Ma cosa sono i contributi silenti quando si parla di pensioni? E perché, per molti lavoratori, rappresentano uno spreco?

“Buongiorno, mi chiamo Matteo e sono un lavoratore con 17 anni di contributi versati. Di questi, un paio di anni sono contributi figurativi derivanti dalla disoccupazione. Purtroppo, e me ne vergogno, ho spesso lavorato in nero. Vivo in una zona dove questo tipo di lavoro è abbastanza diffuso e spesso è l’unico che riusciamo a trovare. Ho ormai 66 anni e l’anno prossimo, quando ne compirò 67, non potrò andare in pensione perché non raggiungo i 20 anni di contributi.

Inoltre, non potrò nemmeno ottenere l’assegno sociale, poiché mia moglie è già in pensione da diversi anni e percepisce, dopo 40 anni di contributi, 1.400 euro al mese. Quello che mi fa più rabbia è che in Italia i miei 17 anni di contributi sono considerati come se non avessero valore. In pratica, ho buttato via anni e soldi. Il mio primo contributo risale al 1990 (5 mesi), quindi non rientro nemmeno nel sistema contributivo, il che significa che nemmeno a 71 anni potrò andare in pensione. Mi sento triste e sconsolato.”

Pensioni e contributi silenti: ecco perché a volte pagare è inutile per i lavoratori

Il nostro lettore evidenzia un problema comune a molti lavoratori, soprattutto donne. Chi ha iniziato a lavorare prima del 1996, pur avendo accumulato diversi anni di contributi, potrebbe non raggiungere la soglia minima dei 20 anni.
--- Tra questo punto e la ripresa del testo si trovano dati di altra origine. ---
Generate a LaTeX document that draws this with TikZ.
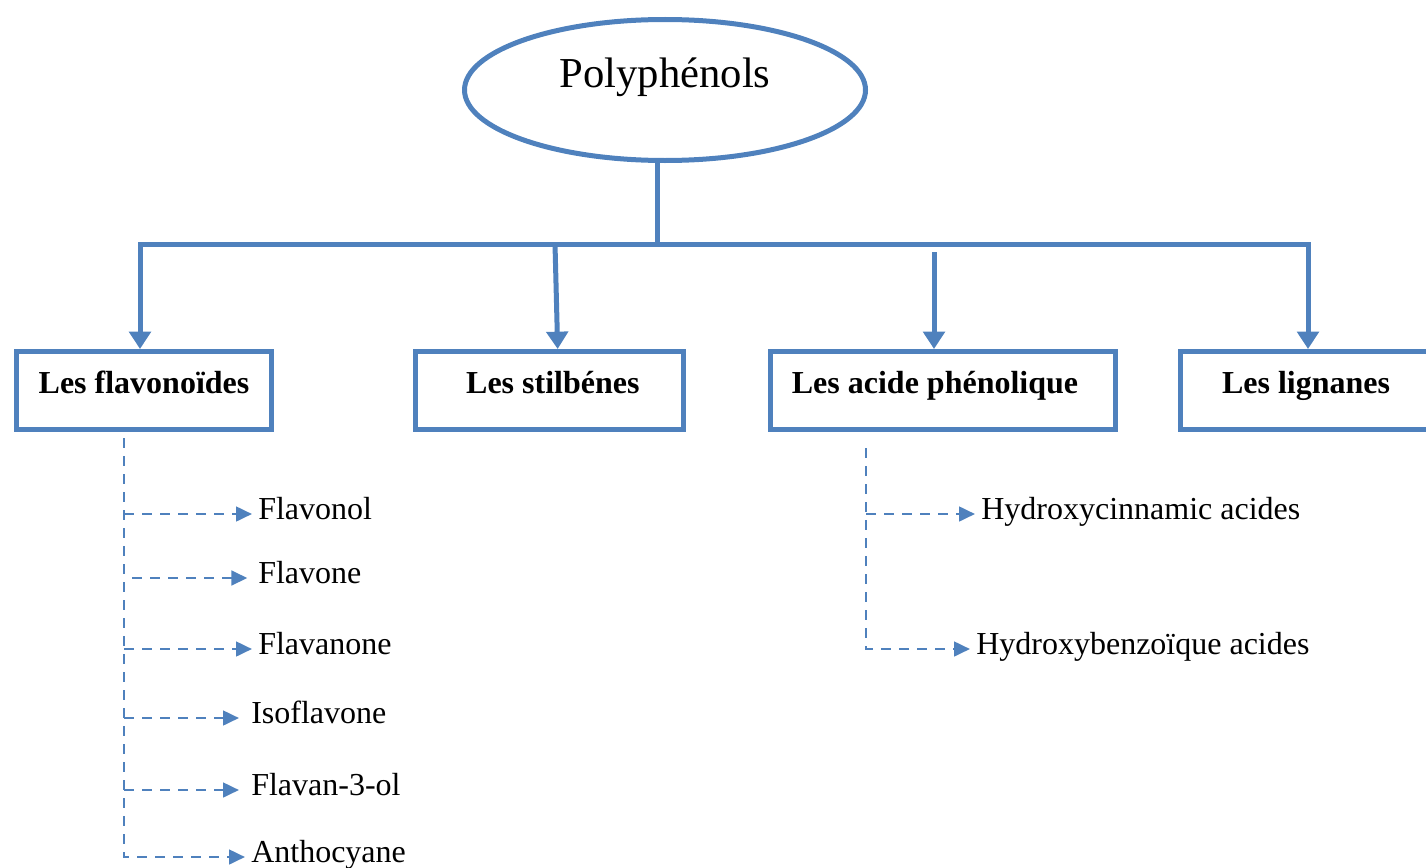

Di fatto, qualsiasi accumulo inferiore ai 20 anni, per chi non appartiene al sistema contributivo puro, non serve per ottenere una pensione. Inoltre, se questi soggetti hanno un reddito mensile superiore all’importo dell’assegno sociale, non possono nemmeno accedere a questo strumento. In altre parole, nonostante abbiano versato contributi all’INPS, non riceveranno mai una pensione. I loro versamenti si trasformeranno quindi in contributi silenti.

Ecco perché, per evitare questa situazione, bisogna spendere dei soldi

I contributi silenti sono quei periodi di versamento effettuati da un lavoratore che non si tradurranno mai in una pensione. L’INPS incamera questi fondi senza che si trasformino in una rendita mensile per chi li ha versati. La soluzione è cercare di colmare i contributi mancanti, magari lavorando ancora per gli anni necessari a raggiungere i fatidici 20 anni. Tuttavia, il nostro lettore dovrebbe lavorare ancora 3 anni, il che significherebbe arrivare a 69 anni per poter andare in pensione di vecchiaia.

In alternativa, si potrebbe optare per i versamenti volontari, chiedendo all’INPS l’autorizzazione a continuare a versare i contributi in modo volontario. Questa operazione si basa sull’aliquota contributiva del fondo in cui sono stati versati gli ultimi 12 mesi di contributi, calcolata sulla retribuzione media imponibile degli ultimi periodi di carriera. Tuttavia, spesso si tratta di un costo considerevole, un vero e proprio salasso per chi decide di seguire questa strada. Anche coloro che potrebbero completare la carriera tramite riscatti e ricongiunzioni dei contributi versati in altri fondi devono affrontare operazioni onerose a loro carico. In sostanza, occorre trovare i soldi per “comprarsi” una pensione.